Here, the trial judge ruled, without any explanation, that the landlord had “rebutted any claim of a retaliatory eviction.” Having reviewed the entire trial transcript and all the exhibits, we discern no clear and convincing evidence that would support this conclusion. According to the Appellate Division, the landlord testified that vacancy was necessary in order to fix the ventilation problem in the tenants’ unit. This testimony may well have been sufficient to rebut the presumption. See Brown v. Sewell, 14 Mass. App. Ct. 970 (1982). The problem is that there was no such testimony in the record presented for review.5 Nor was any inference warranted, contrary to the Appellate Division’s conclusion, that there was “serious doubt as to the structural integrity of the building which could be remedied only if the tenants vacated the unit.”6 In fact, as far as we can determine, the landlord failed to introduce any evidence on the issue of its motive for initiating the eviction action so quickly after the tenants engaged in their protected activity.7 It was not up to the tenants to introduce such evidence, as the landlord intimates in its brief. Because the landlord failed to meet its *478heavy evidentiary burden of rebutting the statutory presumption, the tenants should have prevailed on this claim.8

The judge’s subsidiary findings also required a finding in favor of the tenants on their G. L. c. 93A claim. See 940 Code Mass. Regs. § 3.17(1) (1993) (conditions and maintenance of a dwelling unit). See also Cruz Mgmt. Co. v. Thomas, 417 Mass. at 790; Dorgan v. Loukas, 19 Mass. App. Ct. 959, 960 (1985).

The order of the Appellate Division dismissing the appeal is reversed. The trial judge erred in denying certain of the tenants’ requests for rulings of law. Judgment shall enter for the tenants on their counterclaims of breach of the implied covenant of quiet enjoyment, retaliatory eviction, and violation of G. L. c. 93A. Further, as the Appellate Division correctly noted, the trial judge’s order contains a mathematical error that needs to be corrected on remand. The amount owed to the landlord in unpaid rent, after offset, is $2,580, not $2,940. The judge’s order (see note 3, supra) is otherwise affirmed, and judgment, as described herein, shall enter accordingly. The case is remanded to the District Court for further proceedings on the issues of damages9 and attorney’s fees consistent with the principles discussed in Cruz Mgmt. Co. v. Thomas, 417 Mass. at 788-791 & n.8.
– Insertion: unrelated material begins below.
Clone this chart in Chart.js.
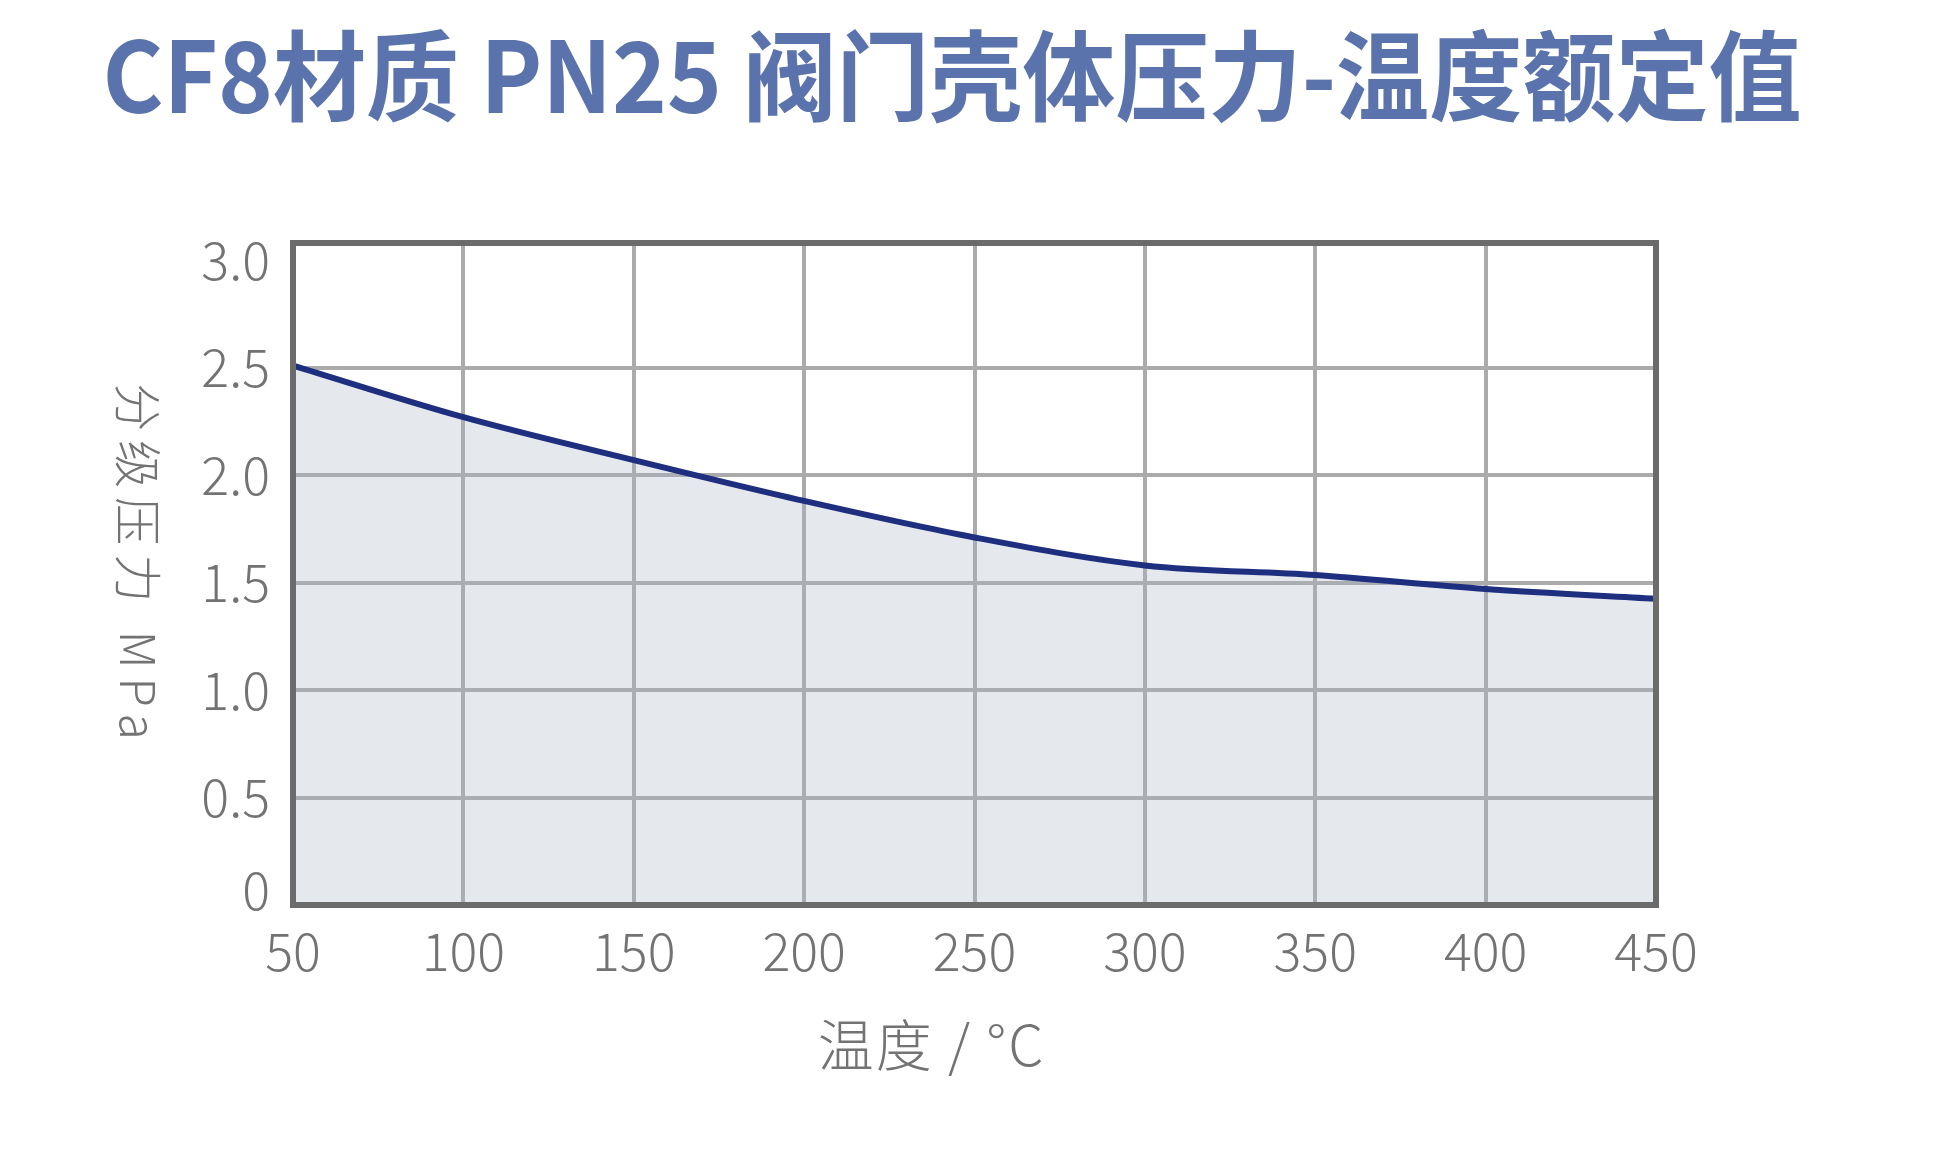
<!DOCTYPE html>
<html>
<head>
<meta charset="utf-8">
<title>CF8材质 PN25 阀门壳体压力-温度额定值</title>
<script src="https://cdn.jsdelivr.net/npm/chart.js@4"></script>
<style>
	body { margin: 0; background: #ffffff; }
	#holder { width: 1946px; height: 1153px; }
</style>
</head>
<body>
<div id="holder"><canvas id="c-rating"></canvas></div>
<script>

// values
let temperatures = [50, 100, 150, 200, 250, 300, 350, 400, 450];
let pressures = [2.51, 2.27, 2.07, 1.88, 1.71, 1.58, 1.535, 1.47, 1.425];
let yTickValues = [0, 0.5, 1.0, 1.5, 2.0, 2.5, 3.0];

let chartTitle = "CF8材质 PN25 阀门壳体压力-温度额定值";
let xTitle = "温度 / °C";
let yTitle = "分级压力 MPa";

let FONT = "'Noto Sans CJK SC', 'Noto Sans', sans-serif";
let GRID_COLOR = "#ababab";
let TEXT_COLOR = "#737373";

let points = [];
for (let i = 0; i < temperatures.length; i++) {
	points.push({ x: temperatures[i], y: pressures[i] });
}

// frame round the plot, the main title and the two axis titles
let framePlugin = {
	id: "frame",
	afterDraw: function(chart) {

		let ctx = chart.ctx;
		let area = chart.chartArea;

		ctx.save();
		ctx.strokeStyle = "#6b6b6b";
		ctx.lineWidth = 6;
		ctx.strokeRect(area.left, area.top, area.right - area.left, area.bottom - area.top);

		ctx.textAlign = "center";
		ctx.textBaseline = "middle";

		// title is a little narrower than the font draws it
		ctx.save();
		ctx.translate(952, 76);
		ctx.scale(0.95, 1);
		ctx.fillStyle = "#5b73ad";
		ctx.font = "bold 98px " + FONT;
		ctx.fillText(chartTitle, 0, 0);
		ctx.restore();

		ctx.fillStyle = TEXT_COLOR;
		ctx.font = "300 56px " + FONT;
		ctx.letterSpacing = "2px";
		ctx.fillText(xTitle, (area.left + area.right) / 2 - 43, area.bottom + 140);

		ctx.translate(area.left - 155, (area.top + area.bottom) / 2 - 8);
		ctx.rotate(Math.PI / 2);
		ctx.font = "300 48px " + FONT;
		ctx.letterSpacing = "9px";
		ctx.fillText(yTitle, 0, 0);
		ctx.restore();

	}
};

let chart = new Chart(document.getElementById("c-rating"), {
	type: "line",
	data: {
		datasets: [{
			data: points,
			borderColor: "#1f2f80",
			borderWidth: 6,
			backgroundColor: "rgba(170, 180, 195, 0.3)",
			fill: "origin",
			pointRadius: 0,
			cubicInterpolationMode: "monotone"
		}]
	},
	options: {
		responsive: true,
		maintainAspectRatio: false,
		animation: false,
		layout: {
			padding: { left: 0, right: 290, top: 243, bottom: 0 }
		},
		plugins: {
			legend: { display: false },
			tooltip: { enabled: false },
			title: { display: false }
		},
		scales: {
			x: {
				type: "linear",
				min: 50,
				max: 450,
				afterFit: function(scale) { scale.height = 248; },
				ticks: {
					stepSize: 50,
					padding: 15,
					color: TEXT_COLOR,
					maxRotation: 0,
					font: { family: FONT, size: 52, weight: 300 }
				},
				grid: {
					drawTicks: false,
					lineWidth: 4,
					color: function(c) {
						if (c.tick && (c.tick.value == 50 || c.tick.value == 450)) return "rgba(0,0,0,0)";
						return GRID_COLOR;
					}
				},
				border: { display: false }
			},
			y: {
				min: 0,
				max: 3.08,
				afterFit: function(scale) { scale.width = 293; },
				afterBuildTicks: function(scale) {
					scale.ticks = yTickValues.map(function(v) { return { value: v }; });
				},
				ticks: {
					padding: 23,
					color: TEXT_COLOR,
					font: function(c) {
						// the "0" label sits a little above its line in the original
						if (c.tick && c.tick.value == 0) return { family: FONT, size: 52, weight: 300, lineHeight: 0.58 };
						return { family: FONT, size: 52, weight: 300 };
					},
					callback: function(value) {
						if (value == 0) return ["0", ""];
						return value.toFixed(1);
					}
				},
				grid: {
					drawTicks: false,
					lineWidth: 4,
					color: function(c) {
						if (c.tick && (c.tick.value == 0 || c.tick.value == 3.0)) return "rgba(0,0,0,0)";
						return GRID_COLOR;
					}
				},
				border: { display: false }
			}
		}
	},
	plugins: [framePlugin]
});

</script>
</body>
</html>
The tenants have requested an award of attorney’s fees on appeal in accordance with Yorke Mgmt. v. Castro, 406 Mass. 17, 20 (1989). The tenants “may . . . submit [to this court their] petition for [appellate] fees together with the necessary back-up material and details as to hours spent, the precise nature of the work, and fees requested,” ibid., within fifteen days of the issuance of the rescript in this case. The landlord will be given fifteen days to respond. With respect to fees arising from the *479tenants’ appeal to the Appellate Division, we leave that matter for determination, if warranted, by the District Court.

So ordered.

In his findings of fact, rulings of law, and order for judgment, the judge gave the tenants, consistent with G. L. c. 239, § 8A, seven days to pay the balance due the landlord in withheld rent after offsetting the total of their breach of warranty damages. It is undisputed that the tenants did not pay the amount due in the time given in the order. Judgment should have entered on the docket, pursuant to the judge’s order, at the expiration of the seven-day grace period. Although this ministerial act was never taken, all parties have treated the judge’s order as the equivalent of a final judgment.
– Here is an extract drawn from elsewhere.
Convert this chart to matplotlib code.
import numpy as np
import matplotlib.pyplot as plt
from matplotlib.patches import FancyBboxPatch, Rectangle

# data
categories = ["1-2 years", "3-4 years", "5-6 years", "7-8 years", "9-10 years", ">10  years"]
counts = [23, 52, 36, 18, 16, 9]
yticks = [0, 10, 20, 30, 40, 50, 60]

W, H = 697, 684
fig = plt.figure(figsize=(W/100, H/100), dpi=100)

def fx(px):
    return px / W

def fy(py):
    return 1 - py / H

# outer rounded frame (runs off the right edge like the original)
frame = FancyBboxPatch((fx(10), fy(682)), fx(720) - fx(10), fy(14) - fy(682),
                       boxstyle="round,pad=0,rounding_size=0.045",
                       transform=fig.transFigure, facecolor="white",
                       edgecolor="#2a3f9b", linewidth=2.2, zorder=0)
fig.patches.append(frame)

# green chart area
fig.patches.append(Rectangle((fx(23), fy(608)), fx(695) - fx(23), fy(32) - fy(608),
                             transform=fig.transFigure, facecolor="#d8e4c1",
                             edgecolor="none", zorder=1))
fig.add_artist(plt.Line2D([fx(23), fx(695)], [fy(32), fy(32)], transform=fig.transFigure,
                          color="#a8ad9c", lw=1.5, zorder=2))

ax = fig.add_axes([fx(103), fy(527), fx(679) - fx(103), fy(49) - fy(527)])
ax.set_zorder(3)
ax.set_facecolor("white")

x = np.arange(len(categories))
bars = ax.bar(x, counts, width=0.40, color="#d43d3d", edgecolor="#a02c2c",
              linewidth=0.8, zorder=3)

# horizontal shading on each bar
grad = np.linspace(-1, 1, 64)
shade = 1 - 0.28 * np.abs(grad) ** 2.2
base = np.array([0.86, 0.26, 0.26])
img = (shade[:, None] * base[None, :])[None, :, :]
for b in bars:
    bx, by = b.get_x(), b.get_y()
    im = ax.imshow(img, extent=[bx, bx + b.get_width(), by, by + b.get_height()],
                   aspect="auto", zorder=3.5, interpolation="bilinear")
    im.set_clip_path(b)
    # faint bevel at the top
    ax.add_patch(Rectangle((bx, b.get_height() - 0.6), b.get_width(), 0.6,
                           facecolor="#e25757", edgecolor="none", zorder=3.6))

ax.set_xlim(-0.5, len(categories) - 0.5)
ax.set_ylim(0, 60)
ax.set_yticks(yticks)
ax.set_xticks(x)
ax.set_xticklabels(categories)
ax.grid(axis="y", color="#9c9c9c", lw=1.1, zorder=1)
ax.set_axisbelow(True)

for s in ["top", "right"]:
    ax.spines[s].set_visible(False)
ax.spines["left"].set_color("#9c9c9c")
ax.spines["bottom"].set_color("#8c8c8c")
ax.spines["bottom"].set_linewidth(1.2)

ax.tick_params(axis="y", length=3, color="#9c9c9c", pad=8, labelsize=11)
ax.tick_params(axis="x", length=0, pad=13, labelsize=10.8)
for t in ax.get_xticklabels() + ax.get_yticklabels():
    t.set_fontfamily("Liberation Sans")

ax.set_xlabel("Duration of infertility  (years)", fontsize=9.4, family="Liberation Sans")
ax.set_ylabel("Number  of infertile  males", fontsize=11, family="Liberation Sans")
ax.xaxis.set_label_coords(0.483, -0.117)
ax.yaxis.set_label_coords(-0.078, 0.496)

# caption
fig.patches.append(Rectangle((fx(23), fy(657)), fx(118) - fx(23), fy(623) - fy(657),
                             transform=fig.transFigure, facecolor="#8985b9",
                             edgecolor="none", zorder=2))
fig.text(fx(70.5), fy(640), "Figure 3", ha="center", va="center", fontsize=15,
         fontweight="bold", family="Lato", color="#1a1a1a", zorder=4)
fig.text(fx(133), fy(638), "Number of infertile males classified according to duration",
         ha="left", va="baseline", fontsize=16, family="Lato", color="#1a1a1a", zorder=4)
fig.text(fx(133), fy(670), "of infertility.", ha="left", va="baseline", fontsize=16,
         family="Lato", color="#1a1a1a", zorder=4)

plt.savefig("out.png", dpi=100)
The board inspected several units in the Eisenhower building on the same date, finding ant infestations in each unit in violation of 105 Code Mass. Regs. § 410.550(B) (1997). In the past, the property manager had brought in an exterminator on one or two occasions. Thereafter, when the ant problem persisted, the maintenance staff handed out cans of Black Flagg insecticide, directing the tenants to take care of the problem themselves. Advising the property manager that this was unacceptable, the board ordered the property manager to present a detailed pest management plan developed by a licensed exterminator within seven days of the compliance order.

The landlord’s main defense to the tenants’ warranty and quiet enjoyment counterclaims was that there were no problems with the tenants’ unit. The landlord further claimed that the ventilation problem either did not exist or, if it did, it was de minimis or caused by the tenants’ improper actions.

During pretrial discussions with the judge, the attorneys, who were asked by the judge to narrow the trialworthy issues, agreed that the building was structurally sound.

To the extent that the landlord claims in this court that the close timing of events was a mere “coincidence,” this argument was not raised below.

It is true, as the Appellate Division noted, that the trial judge made an on-the-record commendation about “good faith” in this case. The compliment was directed to the landlord’s attorney for actions she took toward improving conditions in the unit at the judge’s direct request after this litigation was commenced. This evidence of good faith, without more, was insufficient to show that the landlord had an independent justification for initiating eviction proceedings in February, 2001.

We note that any additional damages awarded must not be duplicative. See, e.g., Abdeljabar v. Gaddoura, 60 Mass. App. Ct. 294, 300-301 (2004), and cases cited therein.